R&D changes go against simplification remit
Proposed changes to research and development tax relief will make it more complicated for businesses, the Association of Taxation Technicians (ATT) has warned. |
Draft clauses for what is expected to become Finance Bill 2023-241 propose consolidating the two separate reliefs which make up the current R&D system into a single scheme. However, they also include a new enhanced relief for “R&D intensive” small and medium sized enterprises (SMEs) which will operate as a standalone scheme and will not be wrapped into the single scheme.
The ATT2 says this will work against the Government’s ambitions to simplify the tax system, instead creating more complexity and confusion for businesses.
Senga Prior, Chair of the ATT Technical Steering Group, said:
“We do not support the introduction of a single, merged R&D scheme, as it will not take into account the very real differences between the activities and needs of smaller and larger companies. However, we acknowledge that it could be a significant simplification to the existing system. Unfortunately, what is currently being proposed does not represent any simplification.
“The proposals in the draft legislation will still see two separate regimes – the new above the line credit ‘single’ scheme and a separate SME scheme which is only available to a small number of R&D intensive companies. This will arguably result in an overall increase in the complexity of the R&D relief regime, rather than simplification.
“The proposals are extremely disappointing given that the simplification was a key advantage identified during the consultation process on the new single scheme.
“We would recommend that, once the new ’single scheme’ is launched, any enhanced support for R&D intensive SMEs be included within that, rather than operating on a standalone basis.”
The ATT has also expressed concerns that the commencement date of April 2024 for the new single scheme is too soon, and said that more time should be taken to consult and ensure the scheme can be delivered successfully.
Senga Prior added:
“The proposed April 2024 timetable for introducing the new combined scheme is overly ambitious.

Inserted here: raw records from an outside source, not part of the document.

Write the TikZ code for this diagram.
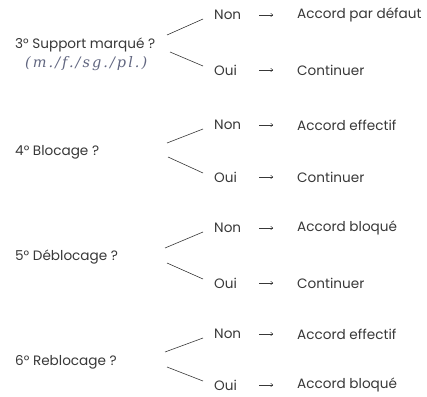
\documentclass[tikz,border=0pt]{standalone}
\usepackage{fontspec}
\usetikzlibrary{arrows.meta}
\setmainfont{Poppins}
\newfontfamily\handfont[LetterSpace=14]{DejaVu Serif}
\definecolor{ink}{gray}{0.22}
\definecolor{pen}{rgb}{0.38,0.40,0.50}
\begin{document}
\begin{tikzpicture}[x=1pt,y=-1pt,
  txt/.style={anchor=west,inner sep=0pt,text=ink,font=\fontsize{13.6}{15}\selectfont},
  branch/.style={draw=ink,line width=0.6pt},
  arr/.style={draw=ink,line width=0.5pt,-{To[length=2.5pt,width=4pt]}}]
\useasboundingbox (0,0) rectangle (427,396);
% questions
\node[txt] (q1) at (15,45) {3° Support marqué ?};
\node[anchor=west,inner sep=0pt,text=pen,font=\handfont\itshape\fontsize{14.5}{16}\selectfont] (hw) at (25,64) {(m./f./sg./pl.)};
\node[txt] (q2) at (15,152) {4° Blocage ?};
\node[txt] (q3) at (15,257) {5° Déblocage ?};
\node[txt] (q4) at (15,362) {6° Reblocage ?};
% answers
\foreach \i/\ny/\oy in {1/15/70,2/125/177,3/228/283,4/334/385}{
  \node[txt] (n\i) at (214,\ny) {Non};
  \node[txt] (o\i) at (214,\oy) {Oui};
}
\node[txt] (r1) at (297,15) {Accord par défaut};
\node[txt] (s1) at (297,70) {Continuer};
\node[txt] (r2) at (297,125) {Accord effectif};
\node[txt] (s2) at (297,177) {Continuer};
\node[txt] (r3) at (297,228) {Accord bloqué};
\node[txt] (s3) at (297,283) {Continuer};
\node[txt] (r4) at (297,334) {Accord effectif};
\node[txt] (s4) at (297,385) {Accord bloqué};
% branch start points
\coordinate (u1) at (167,35); \coordinate (l1) at (170,52);
\coordinate (u2) at (167,143); \coordinate (l2) at (168,157);
\coordinate (u3) at (165,248); \coordinate (l3) at (167,263);
\coordinate (u4) at (165,352); \coordinate (l4) at (167,367);
\foreach \i in {1,2,3,4}{
  \draw[branch] (u\i) -- ([xshift=-11pt,yshift=-4pt]n\i.west);
  \draw[branch] (l\i) -- ([xshift=-11pt,yshift=4pt]o\i.west);
}
\foreach \a in {r1,s1,r2,s2,r3,s3,r4,s4}{
  \draw[arr] ([xshift=-38pt]\a.west) -- ([xshift=-24pt]\a.west);
}
\end{tikzpicture}
\end{document}
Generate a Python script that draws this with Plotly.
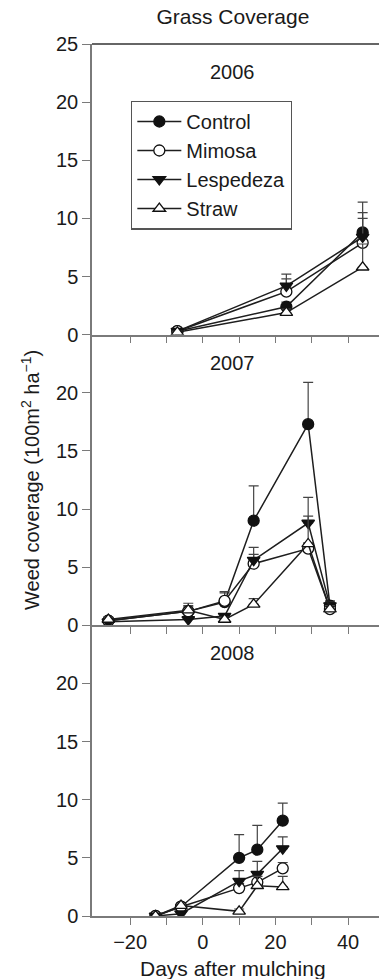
import plotly.graph_objects as go

# ---------------- data ----------------
series_names = ["Control", "Mimosa", "Lespedeza", "Straw"]
years = ["2006", "2007", "2008"]

days_2006 = [-7, 23, 44]
control_2006 = [0.3, 2.4, 8.8]
control_2006_err = [0.1, 0.4, 2.6]
mimosa_2006 = [0.3, 3.7, 7.9]
mimosa_2006_err = [0.1, 1.1, 2.1]
lespedeza_2006 = [0.3, 4.2, 8.4]
lespedeza_2006_err = [0.1, 1.0, 2.1]
straw_2006 = [0.2, 1.9, 5.8]
straw_2006_err = [0.1, 0.3, 2.0]

days_2007 = [-26, -4, 6, 14, 29, 35]
control_2007 = [0.4, 1.2, 2.0, 9.0, 17.3, 1.7]
control_2007_err = [0.2, 0.5, 0.8, 3.0, 3.6, 0.4]
mimosa_2007 = [0.4, 1.2, 2.1, 5.3, 6.6, 1.4]
mimosa_2007_err = [0.2, 0.4, 0.8, 0.8, 0.5, 0.3]
lespedeza_2007 = [0.3, 0.5, 0.8, 5.6, 8.8, 1.7]
lespedeza_2007_err = [0.1, 0.2, 0.2, 1.1, 2.2, 0.3]
straw_2007 = [0.5, 1.3, 0.5, 1.8, 7.0, 1.4]
straw_2007_err = [0.2, 0.6, 0.2, 0.5, 2.4, 0.3]

days_2008 = [-13, -6, 10, 15, 22]
control_2008 = [0.0, 0.8, 5.0, 5.7, 8.2]
control_2008_err = [0.0, 0.1, 2.0, 2.1, 1.5]
mimosa_2008 = [0.0, 0.8, 2.4, 2.9, 4.1]
mimosa_2008_err = [0.0, 0.1, 0.4, 0.5, 0.5]
lespedeza_2008 = [0.0, 0.2, 3.0, 3.6, 5.8]
lespedeza_2008_err = [0.0, 0.1, 0.9, 1.1, 1.0]
straw_2008 = [0.0, 0.9, 0.4, 2.6, 2.5]
straw_2008_err = [0.0, 0.1, 0.2, 0.8, 0.9]

x_tickvals = [-20, -10, 0, 10, 20, 30, 40]
x_ticktext = ["\u221220", "", "0", "", "20", "", "40"]
y_tickvals_top = [0, 5, 10, 15, 20, 25]
y_tickvals = [0, 5, 10, 15, 20]

# ---------------- styles ----------------
FONT = "Liberation Sans, Arial, sans-serif"
TXT = "#1a1a1a"
AX = "#7a7a7a"
LINE = "#1e1e1e"
styles = {
    "Control": dict(symbol="circle", color="#111111"),
    "Mimosa": dict(symbol="circle", color="white"),
    "Lespedeza": dict(symbol="triangle-down", color="#111111"),
    "Straw": dict(symbol="triangle-up", color="white"),
}

panels = [
    (days_2006, [(control_2006, control_2006_err), (mimosa_2006, mimosa_2006_err),
                 (lespedeza_2006, lespedeza_2006_err), (straw_2006, straw_2006_err)]),
    (days_2007, [(control_2007, control_2007_err), (mimosa_2007, mimosa_2007_err),
                 (lespedeza_2007, lespedeza_2007_err), (straw_2007, straw_2007_err)]),
    (days_2008, [(control_2008, control_2008_err), (mimosa_2008, mimosa_2008_err),
                 (lespedeza_2008, lespedeza_2008_err), (straw_2008, straw_2008_err)]),
]

fig = go.Figure()
axis_ids = ["", "2", "3"]
for p, (days, data) in enumerate(panels):
    for name, (vals, errs) in zip(series_names, data):
        st = styles[name]
        fig.add_trace(go.Scatter(
            x=days, y=vals, name=name, mode="lines+markers",
            xaxis="x" + axis_ids[p], yaxis="y" + axis_ids[p],
            showlegend=(p == 0), legendgroup=name,
            line=dict(color=LINE, width=1.5),
            marker=dict(symbol=st["symbol"], size=11, color=st["color"],
                        line=dict(color="#111111", width=1.3)),
            error_y=dict(type="data", symmetric=False, array=errs,
                         arrayminus=[0] * len(errs), color="#444444",
                         thickness=1.2, width=5),
        ))

domains = [[2 / 3, 1.0], [1 / 3, 2 / 3], [0.0, 1 / 3]]
xrange_ = [-30.5, 48.5]

layout = dict(
    width=379, height=979,
    margin=dict(l=92, r=0, t=44, b=63),
    paper_bgcolor="white", plot_bgcolor="white",
    font=dict(family=FONT, size=20, color=TXT),
    showlegend=True,
    legend=dict(x=0.136, y=0.935, xanchor="left", yanchor="top",
                bordercolor="#555555", borderwidth=1.3, bgcolor="white",
                font=dict(family=FONT, size=20, color=TXT),
                tracegroupgap=0, itemwidth=44),
    title=dict(text="Grass Coverage", x=0.491, xref="paper", xanchor="center",
               y=1 - 17 / 979, yanchor="middle",
               font=dict(family=FONT, size=21, color=TXT)),
)

for p in range(3):
    sfx = axis_ids[p]
    xa = dict(domain=[0, 1], anchor="y" + sfx, range=xrange_,
              showgrid=False, zeroline=False, showline=True,
              linecolor=AX, linewidth=1.5,
              ticks="outside", ticklen=7, tickwidth=1.2, tickcolor=AX,
              tickvals=x_tickvals, ticktext=x_ticktext,
              showticklabels=(p == 2),
              tickfont=dict(family=FONT, size=20, color=TXT))
    ya = dict(domain=domains[p], anchor="x" + sfx, range=[0, 25],
              showgrid=False, zeroline=False, showline=True,
              linecolor=AX, linewidth=1.5,
              ticks="outside", ticklen=8, tickwidth=1.2, tickcolor=AX,
              tickvals=y_tickvals_top if p == 0 else y_tickvals,
              tickfont=dict(family=FONT, size=20, color=TXT))
    layout["xaxis" + sfx] = xa
    layout["yaxis" + sfx] = ya
    # right-side inward ticks
    rid = str(4 + p)
    layout["yaxis" + rid] = dict(overlaying="y" + sfx, side="right", anchor="x" + sfx,
                                 range=[0, 25], showgrid=False, zeroline=False,
                                 showline=False, ticks="inside", ticklen=6,
                                 tickwidth=1.2, tickcolor=AX,
                                 tickvals=[5, 10, 15, 20], showticklabels=False)

year_y = [1 - 28 / 872, 2 / 3 - 28 / 872, 1 / 3 - 28 / 872]
annotations = []
for yr, yy in zip(years, year_y):
    annotations.append(dict(text=yr, x=0.491, y=yy, xref="paper", yref="paper",
                            xanchor="center", yanchor="middle", showarrow=False,
                            font=dict(family=FONT, size=20, color=TXT)))
annotations.append(dict(text="Weed coverage (100m<sup>2</sup> ha<sup>\u22121</sup>)",
                        x=(30 - 92) / 287, y=0.5, xref="paper", yref="paper",
                        xanchor="center", yanchor="middle", textangle=-90,
                        showarrow=False, font=dict(family=FONT, size=20, color=TXT)))
annotations.append(dict(text="Days after mulching", x=0.491, y=-(968 - 916) / 872,
                        xref="paper", yref="paper", xanchor="center", yanchor="middle",
                        showarrow=False, font=dict(family=FONT, size=21, color=TXT)))
layout["annotations"] = annotations
layout["shapes"] = [dict(type="line", xref="paper", yref="paper", x0=0, x1=1, y0=1, y1=1,
                         line=dict(color="#333333", width=1.5))]

fig.update_layout(**layout)
fig.write_html("out.html", config={"displayModeBar": False},
               post_script="document.body.style.margin='0';document.body.style.overflow='hidden';")
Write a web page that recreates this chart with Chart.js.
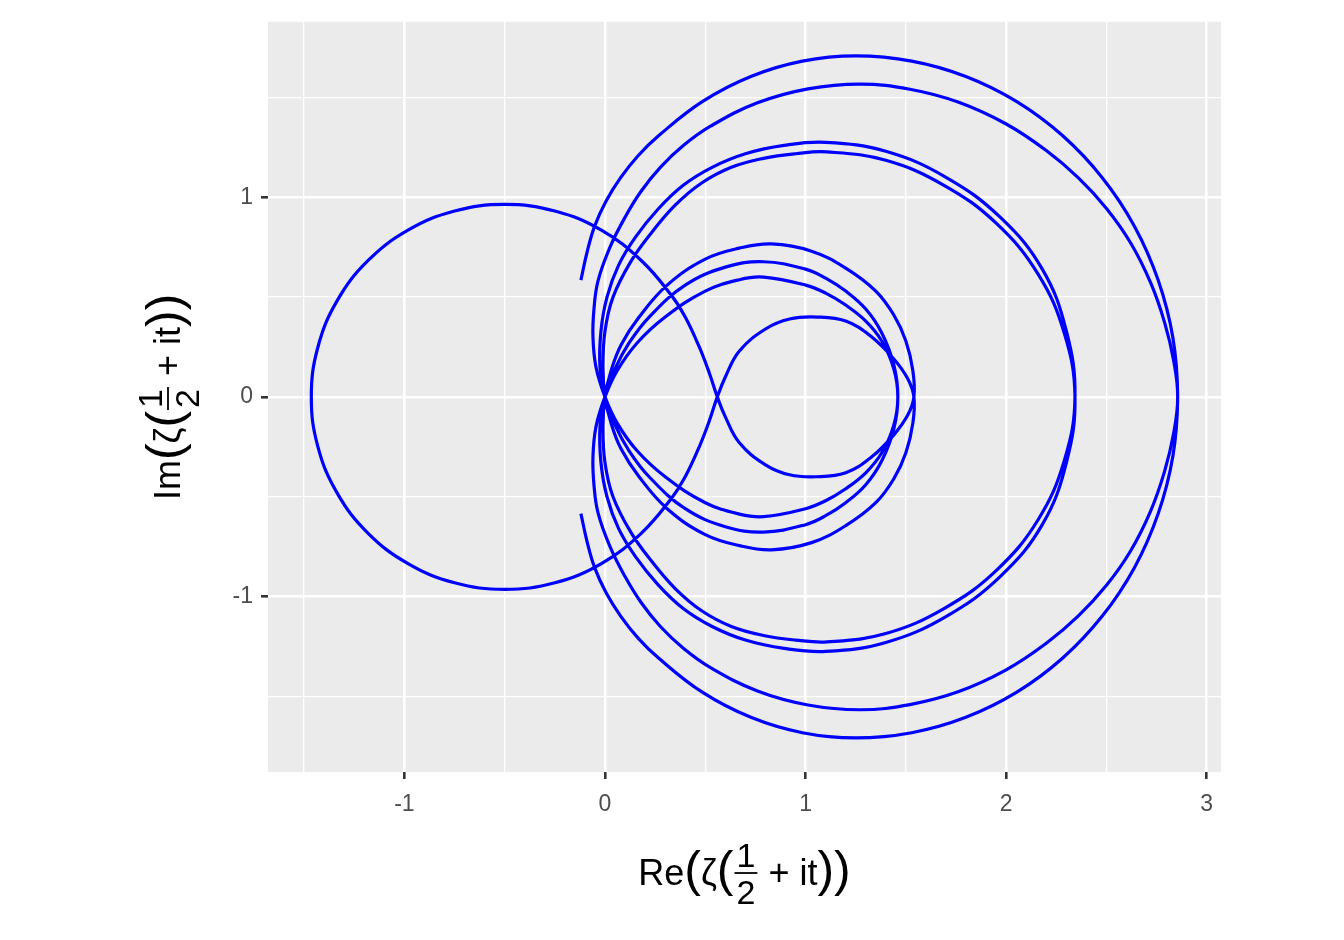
<!DOCTYPE html>
<html>
<head>
<meta charset="utf-8">
<script src="https://cdn.jsdelivr.net/npm/chart.js@4.4.1/dist/chart.umd.min.js"></script>
<style>
  html, body { margin: 0; padding: 0; background: #ffffff; }
  canvas { display: block; }
</style>
</head>
<body>
<canvas id="zetaChart" width="1344" height="940" style="width:1344px;height:940px"></canvas>
<script>
// zeta(1/2 + it) for t >= 0; the t < 0 half is its complex conjugate
// t = 0 .. first zero
const startRe = [-1.464, -1.431, -1.335, -1.182, -0.982, -0.75, -0.5, -0.25, -0.018, 0.182, 0.33, 0.40, 0.47, 0.52, 0.56,
  0.60, 0.67, 0.80, 0.92, 1.055, 1.20, 1.33, 1.44, 1.51, 1.54,
  1.535, 1.50, 1.44, 1.35, 1.20, 1.03, 0.83, 0.67, 0.50, 0.31, 0.17, 0.08, 0.03, 0];
const startIm = [0, -0.25, -0.482, -0.682, -0.835, -0.931, -0.964, -0.931, -0.835, -0.682, -0.51, -0.40, -0.25, -0.12, 0,
  0.10, 0.23, 0.34, 0.39, 0.40, 0.38, 0.30, 0.19, 0.09, 0,
  -0.13, -0.28, -0.41, -0.53, -0.645, -0.73, -0.766, -0.745, -0.69, -0.56, -0.40, -0.26, -0.13, 0];

// first zero .. second zero
const loop1Re = [-0.01, 0.0, 0.04, 0.13, 0.23, 0.35, 0.48, 0.63, 0.79, 0.95, 1.107, 1.40, 1.69, 1.95, 2.16, 2.29, 2.343,
  2.30, 2.18, 1.97, 1.70, 1.40, 1.101, 0.893, 0.70, 0.534, 0.39, 0.264, 0.152, 0.068, 0.01, -0.02, -0.025, 0];
const loop1Im = [0.15, 0.33, 0.50, 0.68, 0.82, 0.96, 1.07, 1.15, 1.195, 1.218, 1.227, 1.185, 1.06, 0.87, 0.614, 0.318, 0,
  -0.33, -0.64, -0.90, -1.10, -1.23, -1.275, -1.26, -1.218, -1.15, -1.06, -0.94, -0.80, -0.66, -0.50, -0.33, -0.15, 0];

// second zero .. third zero
const loop2Re = [0.05, 0.12, 0.22, 0.40, 0.60, 0.79, 1.0, 1.1, 1.2, 1.30, 1.38, 1.44, 1.46,
  1.44, 1.38, 1.3, 1.2, 1.1, 1.0, 0.79, 0.67, 0.50, 0.30, 0.16, 0.06, 0];
const loop2Im = [0.14, 0.27, 0.40, 0.56, 0.65, 0.677, 0.64, 0.595, 0.53, 0.44, 0.32, 0.16, 0,
  -0.14, -0.28, -0.38, -0.46, -0.52, -0.56, -0.60, -0.587, -0.53, -0.40, -0.27, -0.13, 0];

// third zero .. end of range
const lastRe = [-0.045, -0.06, -0.055, -0.035, 0.025, 0.10, 0.18, 0.276, 0.392, 0.528, 0.76, 1.012, 1.274, 1.52, 1.76, 2.0, 2.2, 2.36, 2.50, 2.62, 2.72, 2.79, 2.835, 2.855,
  2.831, 2.758, 2.64, 2.479, 2.282, 2.053, 1.799, 1.529, 1.25, 0.984, 0.727, 0.485, 0.267, 0.165, 0.078, 0.005, -0.052, -0.09, -0.12];
const lastIm = [0.15, 0.30, 0.44, 0.58, 0.75, 0.90, 1.03, 1.15, 1.26, 1.357, 1.473, 1.543, 1.567, 1.541, 1.477, 1.367, 1.234, 1.097, 0.944, 0.772, 0.572, 0.372, 0.181, 0,
  -0.297, -0.584, -0.854, -1.098, -1.308, -1.479, -1.605, -1.682, -1.708, -1.682, -1.605, -1.479, -1.308, -1.208, -1.098, -0.98, -0.854, -0.722, -0.585];

const xMajor = [-1, 0, 1, 2, 3];
const xMinor = [-1.5, -0.5, 0.5, 1.5, 2.5];
const yMajor = [-1, 0, 1];
const yMinor = [-1.5, -0.5, 0.5, 1.5];

const FONT = '"Liberation Sans", Arial, Helvetica, sans-serif';

const halfRe = [...startRe, ...loop1Re, ...loop2Re, ...lastRe];
const halfIm = [...startIm, ...loop1Im, ...loop2Im, ...lastIm];

// whole curve: conjugate half (t from -T up to 0), then t from 0 to T
const points = [];
for (let i = halfRe.length - 1; i > 0; i--) points.push({ x: halfRe[i], y: -halfIm[i] });
for (let i = 0; i < halfRe.length; i++) points.push({ x: halfRe[i], y: halfIm[i] });

// ggplot style 5% expansion
function expand(vals) {
  const lo = Math.min(...vals), hi = Math.max(...vals);
  const pad = (hi - lo) * 0.05;
  return [lo - pad, hi + pad];
}
const xRange = expand(points.map(p => p.x));
const yRange = expand(points.map(p => p.y));

function gridScale(major, minor, range, isX) {
  const all = [...major, ...minor].sort((a, b) => a - b);
  return {
    type: 'linear',
    position: isX ? 'bottom' : 'left',
    min: range[0],
    max: range[1],
    afterBuildTicks: s => { s.ticks = all.map(v => ({ value: v })); },
    afterFit: s => { if (isX) s.height = 168; else s.width = 268; },
    border: { display: false },
    grid: {
      color: '#ffffff',
      lineWidth: c => major.includes(c.tick.value) ? 2.6 : 1.3,
      tickColor: c => major.includes(c.tick.value) ? '#333333' : 'rgba(0,0,0,0)',
      tickWidth: 2.6,
      tickLength: 7
    },
    ticks: {
      autoSkip: false,
      maxRotation: 0,
      color: '#4D4D4D',
      font: { family: FONT, size: 23 },
      padding: isX ? 12 : 8,
      callback: v => major.includes(v) ? String(v) : ''
    }
  };
}

// label like plotmath: Re(zeta(frac(1,2) + it)), origin at the fraction bar
function drawMathTitle(ctx, head) {
  const pieces = [
    { t: head, s: 36 }, { t: '(', s: 50 }, { t: 'ζ', s: 36 }, { t: '(', s: 50 },
    { frac: ['1', '2'], s: 34 }, { t: ' + it', s: 36 }, { t: ')', s: 50 }, { t: ')', s: 50 }
  ];
  pieces.forEach(p => {
    ctx.font = p.s + 'px ' + FONT;
    if (p.frac) {
      p.w = Math.max(ctx.measureText(p.frac[0]).width, ctx.measureText(p.frac[1]).width) + 6;
    } else {
      p.w = ctx.measureText(p.t).width;
    }
  });
  let x = -pieces.reduce((a, p) => a + p.w, 0) / 2;
  ctx.fillStyle = '#000000';
  ctx.strokeStyle = '#000000';
  pieces.forEach(p => {
    ctx.font = p.s + 'px ' + FONT;
    if (p.frac) {
      ctx.textAlign = 'center';
      ctx.fillText(p.frac[0], x + p.w / 2, -6);
      ctx.fillText(p.frac[1], x + p.w / 2, 31);
      ctx.lineWidth = 1.8;
      ctx.beginPath();
      ctx.moveTo(x + 1, 0);
      ctx.lineTo(x + p.w - 1, 0);
      ctx.stroke();
    } else {
      ctx.textAlign = 'left';
      ctx.fillText(p.t, x, p.s > 40 ? 13 : 12);
    }
    x += p.w;
  });
}

const panelPlugin = {
  id: 'panel',
  beforeDraw(chart) {
    const { ctx, chartArea: a } = chart;
    ctx.save();
    ctx.fillStyle = '#ffffff';
    ctx.fillRect(0, 0, chart.width, chart.height);
    ctx.fillStyle = '#EBEBEB';
    ctx.fillRect(a.left, a.top, a.right - a.left, a.bottom - a.top);
    ctx.restore();
  },
  afterDraw(chart) {
    const { ctx, chartArea: a } = chart;
    const cx = (a.left + a.right) / 2, cy = (a.top + a.bottom) / 2;
    ctx.save();
    ctx.textBaseline = 'alphabetic';
    ctx.translate(cx, 873);
    drawMathTitle(ctx, 'Re');
    ctx.restore();
    ctx.save();
    ctx.textBaseline = 'alphabetic';
    ctx.translate(168, cy);
    ctx.rotate(-Math.PI / 2);
    drawMathTitle(ctx, 'Im');
    ctx.restore();
  }
};

new Chart(document.getElementById('zetaChart'), {
  type: 'scatter',
  data: {
    datasets: [{
      data: points,
      showLine: true,
      borderColor: '#0000FF',
      borderWidth: 3.2,
      pointRadius: 0,
      tension: 0.4,
      fill: false
    }]
  },
  options: {
    responsive: false,
    animation: false,
    devicePixelRatio: 1,
    layout: { padding: { left: 0, top: 18, right: 123, bottom: 0 } },
    plugins: { legend: { display: false }, tooltip: { enabled: false } },
    scales: {
      x: gridScale(xMajor, xMinor, xRange, true),
      y: gridScale(yMajor, yMinor, yRange, false)
    }
  },
  plugins: [panelPlugin]
});
</script>
</body>
</html>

Such a timescale does not allow for proper consultation, or for the required systems and processes to be put in place by business, agents, software providers and HMRC.
“We note that the draft legislation indicates the Government has not yet taken a final decision on whether to introduce the new single scheme, but intends to keep open the option of doing so from April 2024.
“We strongly recommend that the Government delays the introduction of the single merged scheme to allow more time for consultation and preparation, incorporating the additional support for R&D intensive SMEs into the current SME scheme in the meantime.”